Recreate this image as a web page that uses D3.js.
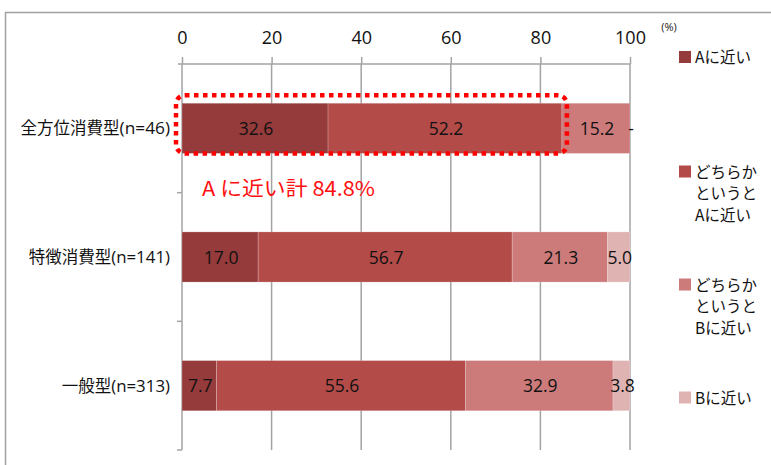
<!DOCTYPE html>
<html lang="ja">
<head>
<meta charset="utf-8">
<script src="https://cdn.jsdelivr.net/npm/d3@7"></script>
<style>
  html, body { margin: 0; padding: 0; background: #fff; }
  svg { display: block; }
</style>
</head>
<body>
<svg id="chart" width="771" height="465"></svg>
<script>
// Categories (consumer types) and their sample sizes
const categories = ["全方位消費型", "特徴消費型", "一般型"];
const sampleSizes = ["(n=46)", "(n=141)", "(n=313)"];

// Share of answers (%) per category, one array per answer
const valuesA = [32.6, 17.0, 7.7];
const valuesLeanA = [52.2, 56.7, 55.6];
const valuesLeanB = [15.2, 21.3, 32.9];
const valuesB = [0, 5.0, 3.8];

// Answer names and how they wrap in the legend
const seriesNames = ["Aに近い", "どちらかというとAに近い", "どちらかというとBに近い", "Bに近い"];
const legendLines = [["Aに近い"], ["どちらか", "というと", "Aに近い"], ["どちらか", "というと", "Bに近い"], ["Bに近い"]];
const seriesColors = ["#953b3b", "#b34b49", "#cc7b7a", "#e0b3b3"];

const xTicks = [0, 20, 40, 60, 80, 100];

const svg = d3.select("#chart");
const jp = "'Noto Sans CJK JP', 'Noto Sans', sans-serif";
const latin = "'Open Sans', 'Liberation Sans', sans-serif";
const gridColor = "#a3a3a3";

// Outer frame of the chart area
svg.append("path")
  .attr("d", "M5.5,465 V12.5 H771")
  .attr("fill", "none").attr("stroke", "#a0a0a0").attr("stroke-width", 1.5);

const plot = { left: 182, right: 630, top: 64, bottom: 450 };

const x = d3.scaleLinear().domain([0, 100]).range([plot.left, plot.right]);
const y = d3.scaleBand().domain(categories).range([plot.top, plot.bottom])
  .paddingInner(0.61).paddingOuter(0.305);

// Stack the four answers per category
const rows = categories.map((c, i) => ({
  cat: c, n: sampleSizes[i],
  s0: valuesA[i], s1: valuesLeanA[i], s2: valuesLeanB[i], s3: valuesB[i]
}));
const stack = d3.stack().keys(["s0", "s1", "s2", "s3"])(rows);

// Vertical gridlines
svg.append("g").selectAll("line")
  .data(xTicks.filter(t => t > 0))
  .join("line")
  .attr("x1", d => x(d)).attr("x2", d => x(d))
  .attr("y1", plot.top).attr("y2", plot.bottom)
  .attr("stroke", gridColor).attr("stroke-width", 1.5);

// Top value axis
const xAxis = svg.append("g")
  .attr("transform", `translate(0,${plot.top})`)
  .call(d3.axisTop(x).tickValues(xTicks).tickSize(7).tickPadding(13).tickSizeOuter(0));
xAxis.select(".domain").remove();
xAxis.selectAll(".tick line").attr("stroke", gridColor).attr("stroke-width", 1.5);
xAxis.selectAll(".tick text")
  .attr("font-family", latin).attr("font-size", 18).attr("fill", "#111");
svg.append("line")
  .attr("x1", plot.left - 4).attr("x2", x(100))
  .attr("y1", plot.top).attr("y2", plot.top)
  .attr("stroke", gridColor).attr("stroke-width", 1.5);

// Unit mark
svg.append("text")
  .attr("x", 669).attr("y", 31).attr("text-anchor", "middle")
  .attr("font-family", latin).attr("font-size", 11).attr("fill", "#222")
  .text("(%)");

// Category axis with ticks between bands
svg.append("line")
  .attr("x1", plot.left).attr("x2", plot.left)
  .attr("y1", plot.top).attr("y2", plot.bottom)
  .attr("stroke", gridColor).attr("stroke-width", 1.5);
const bounds = [plot.top].concat(categories.map(c => y(c) + y.bandwidth() + y.step() * y.paddingInner() / 2));
svg.append("g").selectAll("line")
  .data(bounds.slice(1))
  .join("line")
  .attr("x1", plot.left - 5).attr("x2", plot.left)
  .attr("y1", (d, i) => i === bounds.length - 2 ? plot.bottom : d)
  .attr("y2", (d, i) => i === bounds.length - 2 ? plot.bottom : d)
  .attr("stroke", gridColor).attr("stroke-width", 1.5);

// Category labels
const catLabels = svg.append("g").selectAll("text")
  .data(rows)
  .join("text")
  .attr("x", 170)
  .attr("y", d => y(d.cat) + y.bandwidth() / 2 + 6)
  .attr("text-anchor", "end")
  .attr("fill", "#111");
catLabels.append("tspan").attr("font-family", jp).attr("font-size", 16.5).text(d => d.cat);
catLabels.append("tspan").attr("font-family", latin).attr("font-size", 16.5)
  .attr("textLength", d => d.n.length * 8.4).attr("lengthAdjust", "spacingAndGlyphs")
  .text(d => d.n);

// Stacked bars
const layers = svg.append("g").selectAll("g")
  .data(stack)
  .join("g")
  .attr("fill", (d, i) => seriesColors[i]);
layers.selectAll("rect")
  .data(d => d)
  .join("rect")
  .attr("x", d => x(d[0]))
  .attr("y", d => y(d.data.cat))
  .attr("width", d => x(d[1]) - x(d[0]))
  .attr("height", y.bandwidth())
  .attr("stroke", "rgba(255,255,255,0.25)")
  .attr("stroke-width", 0.8);

// Value labels centred in each segment
layers.selectAll("text")
  .data(d => d)
  .join("text")
  .attr("x", d => (x(d[0]) + x(d[1])) / 2 + 1)
  .attr("y", d => y(d.data.cat) + y.bandwidth() / 2 + 6.5)
  .attr("text-anchor", "middle")
  .attr("font-family", latin).attr("font-size", 17.5)
  .attr("fill", "#111")
  .text(d => { const v = d[1] - d[0]; return v > 0 ? v.toFixed(1) : "-"; });

// Highlight the combined "A" share of the first category
const first = rows[0];
const totalA = first.s0 + first.s1;
const bx0 = x(0) - 6, bx1 = x(totalA) + 5;
const by0 = y(first.cat) - 8, by1 = y(first.cat) + y.bandwidth();
svg.append("rect")
  .attr("x", bx0).attr("y", by0)
  .attr("width", bx1 - bx0).attr("height", by1 - by0)
  .attr("rx", 9).attr("ry", 9)
  .attr("fill", "none").attr("stroke", "#ff0000")
  .attr("stroke-width", 4.5).attr("stroke-dasharray", "4.5 4.5");
svg.append("text")
  .attr("x", 202).attr("y", 196)
  .attr("font-family", jp).attr("font-size", 20.5)
  .attr("fill", "#ff1010")
  .attr("textLength", 173).attr("lengthAdjust", "spacingAndGlyphs")
  .text(`A に近い計 ${totalA.toFixed(1)}%`);

// Legend
const legendTop = [57, 171.5, 284.5, 397.5];
const legend = svg.append("g").selectAll("g")
  .data(seriesNames)
  .join("g")
  .attr("transform", (d, i) => `translate(679,${legendTop[i]})`);
legend.append("rect")
  .attr("x", 0).attr("y", -6).attr("width", 12).attr("height", 12)
  .attr("fill", (d, i) => seriesColors[i]);
legend.each(function (d, i) {
  d3.select(this).selectAll("text")
    .data(legendLines[i])
    .join("text")
    .attr("x", 16)
    .attr("y", (t, j) => j * 21.5 + 6)
    .attr("font-family", jp).attr("font-size", 15.5).attr("fill", "#111")
    .text(t => t);
});
</script>
</body>
</html>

***

Your task is to return the lines above, from the first one up to and including the line containing "64, bottom: 450", minus any pictures.

RESPONSE TO THE EXERCISE:
Recreate this image as a web page that uses D3.js.
<!DOCTYPE html>
<html lang="ja">
<head>
<meta charset="utf-8">
<script src="https://cdn.jsdelivr.net/npm/d3@7"></script>
<style>
  html, body { margin: 0; padding: 0; background: #fff; }
  svg { display: block; }
</style>
</head>
<body>
<svg id="chart" width="771" height="465"></svg>
<script>
// Categories (consumer types) and their sample sizes
const categories = ["全方位消費型", "特徴消費型", "一般型"];
const sampleSizes = ["(n=46)", "(n=141)", "(n=313)"];

// Share of answers (%) per category, one array per answer
const valuesA = [32.6, 17.0, 7.7];
const valuesLeanA = [52.2, 56.7, 55.6];
const valuesLeanB = [15.2, 21.3, 32.9];
const valuesB = [0, 5.0, 3.8];

// Answer names and how they wrap in the legend
const seriesNames = ["Aに近い", "どちらかというとAに近い", "どちらかというとBに近い", "Bに近い"];
const legendLines = [["Aに近い"], ["どちらか", "というと", "Aに近い"], ["どちらか", "というと", "Bに近い"], ["Bに近い"]];
const seriesColors = ["#953b3b", "#b34b49", "#cc7b7a", "#e0b3b3"];

const xTicks = [0, 20, 40, 60, 80, 100];

const svg = d3.select("#chart");
const jp = "'Noto Sans CJK JP', 'Noto Sans', sans-serif";
const latin = "'Open Sans', 'Liberation Sans', sans-serif";
const gridColor = "#a3a3a3";

// Outer frame of the chart area
svg.append("path")
  .attr("d", "M5.5,465 V12.5 H771")
  .attr("fill", "none").attr("stroke", "#a0a0a0").attr("stroke-width", 1.5);

const plot = { left: 182, right: 630, top: 64, bottom: 450 };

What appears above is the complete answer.